Editor's Note:  This is the ninth in our 2007 series of The Business Owner Toolbox written by our regular columnist, George Hedley.  Each article is written to provide you with practical, immediately applicable business management tools to assist you on your path to building a successful, growing business.

What drives you crazy about owning or managing your construction business? Is it:

  • Trying to get paid?
  • Getting change orders approved?
  • Late material deliveries?
  • Having to cut your bid?
  • Signing twenty-seven page contracts?
  • Going to job meetings?
  • Showing up when the job isn’t ready?
  • Waiting for inspectors?
  • Doing too much paperwork?
  • Dealing with difficult job superintendents?

My guess is that dealing with your people is what keeps you up at night, such as:

  • Getting them to show up on time.
  • Making them do what you want them to do.
  • Getting them to be accountable.
  • Having them take on some responsibility.
  • Getting them to avoid mistakes.
  • Having them get it right the first time.
  • Getting them to care about the bottom line.
  • Having them meet project goals.
  • Getting them to be productive.
  • Having to discipline them.
  • Getting them to do quality, efficient work.
  • Having to fire them.

 When I speak at conventions, I often ask business owners and managers to tell me what their perfect business would be like. The common answer is a business without people! But the second most important ingredient to business success is excellent people. (No. 1 is customers.) Without good people, you’ll never make any profit or be able to grow your business. Take a look at this common dilemma I hear about from business owners:  “I’m just a small company. How can I get my employees to do what I want them to do? An employee mistake can cost me everything, so I can’t let my people make any big decisions.”  

Do You Chase Wheelbarrows?

A few years ago, I was visiting one of our big jobs. We were building a Kmart store. As I drove out onto the site, I noticed one of our long-time laborers cleaning the slab with a broom and shovel. He was sweeping debris into his shovel and then walking about 100 yards to the trash bin. He repeated this for several minutes until I finally stopped and asked him: ‘Where’s your wheelbarrow?” He said his boss didn’t give him a wheelbarrow to use today. I asked him if a wheelbarrow would make the job go faster. He said that it would. I asked him why he didn’t have one to use, and he said his boss wasn’t around that morning to get a wheelbarrow for him, so he did what he could to stay busy. 

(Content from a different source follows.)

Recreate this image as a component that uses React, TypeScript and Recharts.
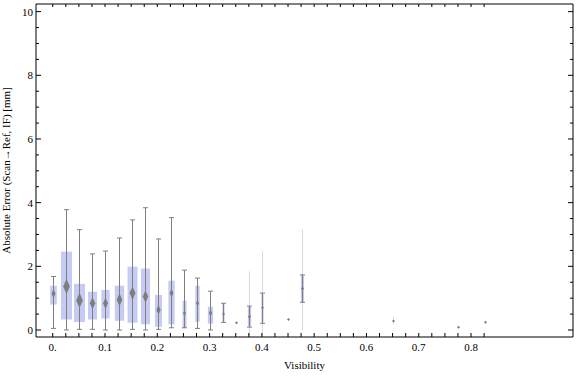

So, what did I do? I went and looked for the job foreman. After looking for a few minutes to no avail, I looked for the job superintendent. He was in the job office in a meeting. So, as the big boss, I went to my truck, got a key to the job storage bin, unlocked it and got a wheelbarrow for the laborer to use. I solved the problem! Or did I? Have you ever fixed a problem yourself but not addressed the bigger problem? What’s wrong with this picture? The laborer was not trusted with a key to the bin. The laborer was not responsible for:

  • Bottom-line results
  • Using the right tools
  • Thinking
  • Making decisions
  • Doing his best
  • Anything

The foreman and superintendent were:

  • Not setting clear targets and goals
  • Not explaining the big picture
  • Not trusting people
  • Not giving up their authority
  • Not training their field crews
  • Not communicating properly
  • Are You a Firefighter?

Do you ever feel like a firefighter running from one fire to another with only a garden hose? Do you feel like all you do is put out everyone else’s fires? Do you complete your employees’ work all day and yours all night? What wheelbarrows do you chase? 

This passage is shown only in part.